It certainly feels as if Mr. Market has reverted back to being a toddler: happy one minute and cranky the next. Those who own highly valued momentum stocks such as Netflix (NFLX) and Facebook (FB) have certainly felt the impact of the volatility.
Though some stocks have been whipsawing, the markets overall have been less volatile than they feel or some headlines suggest. As of last Friday’s close, the S&P was just 3.9% below its record high closing. The large-cap index has also only ended up or down by 1.5% or more four times this year. The action feels more volatile because the recent decline has occurred quickly, as downward moves typically do. Plus, last year was a calm one. I counted just eight days with a closing price change of 1.5% or greater and only four days with a closing price change of greater than 2% for all of 2013. Depending on what stocks are in your portfolio, you may have experienced more or less volatility than the S&P 500 has this year.

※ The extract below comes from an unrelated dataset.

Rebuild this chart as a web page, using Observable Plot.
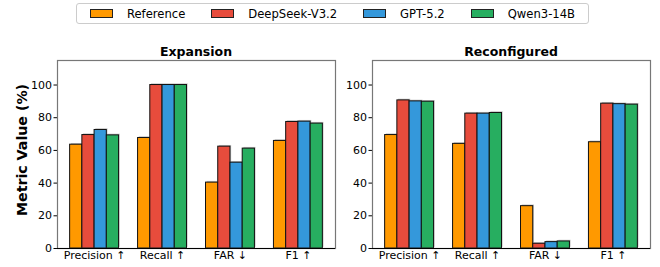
<!DOCTYPE html>
<html>
<head>
<meta charset="utf-8">
<script src="https://cdn.jsdelivr.net/npm/d3@7"></script>
<script src="https://cdn.jsdelivr.net/npm/@observablehq/plot@0.6"></script>
<style>
  body { margin: 0; background: #fff; }
  #chart { position: relative; width: 660px; height: 267px; font-family: "DejaVu Sans", sans-serif; overflow: hidden; }
  .panel { position: absolute; top: 40px; }
  .title { position: absolute; top: 44px; font-weight: bold; font-size: 12.5px; text-align: center; }
  #ylabel { position: absolute; left: 22px; top: 150px; transform: translate(-50%, -50%) rotate(-90deg); font-weight: bold; font-size: 14.2px; white-space: nowrap; }
  #legend { position: absolute; left: 76px; top: 3px; width: 513px; height: 21px; border: 1px solid #ccc; border-radius: 3px; display: flex; align-items: center; justify-content: center; gap: 26px; font-size: 11.6px; box-sizing: border-box; }
  .item { display: flex; align-items: center; }
  .sw { width: 21px; height: 7px; border: 1px solid #222; margin-right: 14px; }
</style>
</head>
<body>
<div id="chart">
  <div id="legend"></div>
  <div id="ylabel">Metric Value (%)</div>
</div>
<script>
const metrics = ["Precision ↑", "Recall ↑", "FAR ↓", "F1 ↑"];
const models = ["Reference", "DeepSeek-V3.2", "GPT-5.2", "Qwen3-14B"];
const colors = ["#FF9900", "#E74C3C", "#3498DB", "#27AE60"];
const panels = ["Expansion", "Reconfigured"];
const yTicks = [0, 20, 40, 60, 80, 100];

const expansionReference = [63.5, 67.6, 40.3, 65.8];
const expansionDeepSeek  = [69.4, 100, 62.3, 77.4];
const expansionGPT       = [72.5, 100, 52.5, 77.6];
const expansionQwen      = [69.2, 100, 61.1, 76.4];

const reconfiguredReference = [69.4, 64.0, 25.9, 65.0];
const reconfiguredDeepSeek  = [90.6, 82.5, 2.9, 88.6];
const reconfiguredGPT       = [90.0, 82.5, 3.9, 88.3];
const reconfiguredQwen      = [89.8, 82.9, 4.3, 88.0];

const barWidth = 0.18;

function buildRows(series) {
  const rows = [];
  models.forEach((model, i) => {
    series[i].forEach((v, j) => {
      rows.push({model, metric: metrics[j], x1: j + (i - 2) * barWidth, x2: j + (i - 1) * barWidth, value: v});
    });
  });
  return rows;
}

function panel(series, opts) {
  const data = buildRows(series);
  return Plot.plot({
    width: opts.width,
    height: 227,
    marginLeft: opts.marginLeft,
    marginRight: opts.marginRight,
    marginTop: 20,
    marginBottom: 19,
    style: {fontFamily: "DejaVu Sans", fontSize: "11px", color: "#000", background: "transparent"},
    x: {domain: [-0.546, 3.546], ticks: [0, 1, 2, 3], tickFormat: i => metrics[i], tickSize: 0, tickPadding: 3, label: null},
    y: {domain: [0, 115], ticks: yTicks, tickSize: 3.5, tickPadding: 2, label: null},
    color: {domain: models, range: colors},
    marks: [
      Plot.rect(data, {x1: "x1", x2: "x2", y1: 0, y2: "value", fill: "#000", fillOpacity: 0.22, dx: 1.2, dy: -1.2}),
      Plot.rect(data, {x1: "x1", x2: "x2", y1: 0, y2: "value", fill: "model", stroke: "#111", strokeWidth: 1}),
      Plot.frame({stroke: "#777", strokeWidth: 1.2}),
      Plot.ruleY([0], {stroke: "#000", strokeWidth: 1.2})
    ]
  });
}

const chart = document.getElementById("chart");
const layouts = [
  {left: 0, width: 340, marginLeft: 57, marginRight: 5, series: [expansionReference, expansionDeepSeek, expansionGPT, expansionQwen], titleLeft: 57, titleWidth: 278},
  {left: 330, width: 330, marginLeft: 42, marginRight: 10, series: [reconfiguredReference, reconfiguredDeepSeek, reconfiguredGPT, reconfiguredQwen], titleLeft: 372, titleWidth: 278}
];
layouts.forEach((l, k) => {
  const p = panel(l.series, l);
  p.classList.add("panel");
  p.style.left = l.left + "px";
  chart.appendChild(p);
  const t = document.createElement("div");
  t.className = "title";
  t.style.left = l.titleLeft + "px";
  t.style.width = l.titleWidth + "px";
  t.textContent = panels[k];
  chart.appendChild(t);
});

const legend = document.getElementById("legend");
models.forEach((m, i) => {
  const it = document.createElement("div");
  it.className = "item";
  const sw = document.createElement("div");
  sw.className = "sw";
  sw.style.background = colors[i];
  const tx = document.createElement("span");
  tx.textContent = m;
  it.appendChild(sw);
  it.appendChild(tx);
  legend.appendChild(it);
});
</script>
</body>
</html>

As to whether the recent decline is a precursor of a market correction, I couldn’t tell you. The same holds true for all market forecasters. We are about to enter what has historically been the worst six-month period for stock prices (May through October). On the other hand, optimism in the AAII Sentiment Survey is at a level that has historically been followed by above average S&P 500 returns. Neither indicator has a perfect record, so we might have better accuracy trying to predict who is going to win this year’s World Series.
What can I say is those who stayed invested in stocks all of last year have a nice profit cushion to ride out any retracement that occurs this year. Even if a painful correction of 15% were to occur (and I’m NOT saying it will), a sizeable profit will still exist for an investor who bought an S&P 500 index fund at the start of 2013.